Increased ethanol production to help Md. grain growers, increase cost of groceries


October 21, 2007|By TED SHELSBY

With world crude oil prices again hovering around $87 a barrel, the outlook for ethanol looks even more promising. And that's good news for Maryland grain farmers.

Ethanol, a gasoline extender made primarily from corn, is expected to enhance farm profitability in the coming years. However, the growth of the industry is projected to result in consumers paying higher prices for groceries at the supermarket.

Those are among the findings of a new USDA study on the alternative fuel and its impact on agriculture.

"While the ethanol boom can be expected to bring higher incomes to farmers and reduce government outlays for farm programs, it will most likely mean higher food prices for consumers," Paul C. Westcott, an agriculture economist with the U.S. Department of Agriculture's Economic Research Service and author of the study.

Retail price increases for red meat, poultry, and eggs are projected to exceed the general inflation rate next year and through 2010, he said, as the livestock sector adjusts to higher feed costs.

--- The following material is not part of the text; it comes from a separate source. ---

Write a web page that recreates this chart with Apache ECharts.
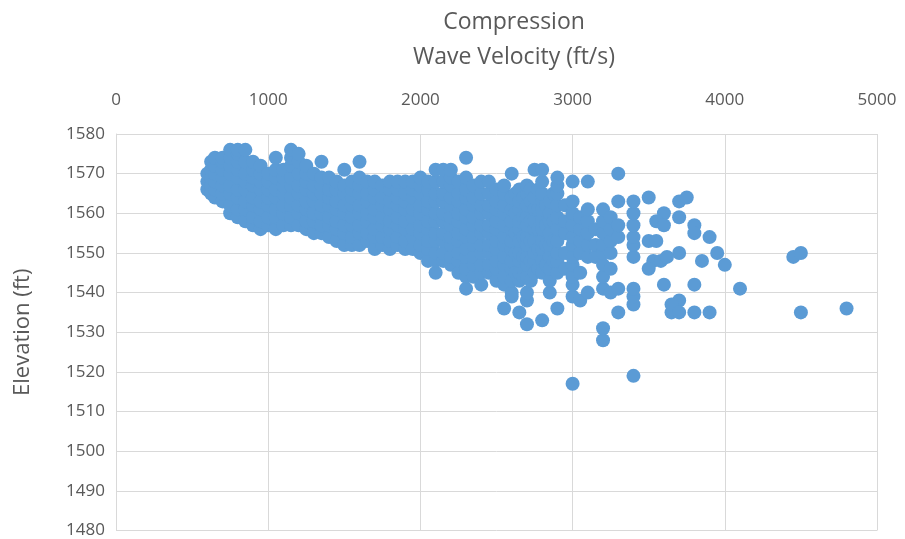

While offering no dollar figure, the report said that ethanol expansion would boost net farm income. Higher commodity prices over the next several years, particularly for corn and soybeans, are projected to bring large increases in total farm cash receipts.

But to some extent, these gains are expected to be offset by higher production expenses for seed, fertilizer and livestock feed.

The ethanol boom is not particularly good for Maryland's largest agriculture sector: the poultry industry. Higher corn prices reduce the profitability of meat production because of corn's importance to the livestock sector as animal feed. As a result, red meat production is projected to decline in the United States and growth in poultry output is likely to slow.

Poultry sales totaled $535 million in Maryland last year and accounted for about 35 percent of the state's total farm receipts.

U.S. ethanol production climbed to almost 5 billion gallons last year, up nearly 1 billion from 2005. The industry is stepping up the pace of expansion, and ethanol production is expected to top 10 billion gallons by 2009.

The ethanol boom was kick-started by the federal Energy Policy Act of 2005, which stipulated an increase in the use of ethanol as a gasoline extender. The government also provided a tax credit of 51 cents a gallon for ethanol blended into gasoline.

Most ethanol is made from corn, and Maryland grain farmers are already benefiting from higher corn price. According to the state Agricultural Statistics Service, corn prices jumped from an average of $2.19 a bushel in market year 2006 to $3.25 this year. So far this year prices have mostly stayed in a range of $3.75 to $4.

Other findings of the study:

Ethanol production is expected to grow to 12 billion gallons by the middle of the next decade.

Ethanol accounts for only a small share of the overall gasoline market. Last year it represented about 3.5 percent of the motor vehicle gasoline supplies in the United States.

Fourteen percent of the U.S. corn crop was used in ethanol production last year. That percentage is projected to grow to more than 30 percent by 2009 and remain at that level in subsequent years.

Farmers planted 93 million acres of corn this year, up over 14 million acres - 18.6 percent - from last year.

In Maryland, corn acreage increased 10 percent this year to 540,000 acres.

The increased use of U.S. corn for ethanol and subsequent higher corn prices will have an impact on global trade and international markets. The U.S. typically accounts for 60 percent to 70 percent of world corn exports. This is expected to drop to 55 percent to 60 percent over much of the next decade.

As a result of higher corn prices, government payments to farmers, which averaged over 7 percent of gross cash income last year, are expected to account for less than 4 percent during most of the next decade.

Plenty of pumpkins

Despite the ravages of this year's drought, pumpkins should be plentiful, according to extension agents at the University of Maryland.

However, one exception could be Southern Maryland, where drought hit particularly hard. The harvest - and the pumpkins - could be smaller that normal.

The extension service recommends picking a pumpkin that is completely orange. Any green could mean the pumpkin is still retaining moisture and has not cured.

A good weight for a carving pumpkin is between 15 and 20 pounds, the extension services says. An uncut pumpkin will last 30 days or more, and seven to 10 days after being carved.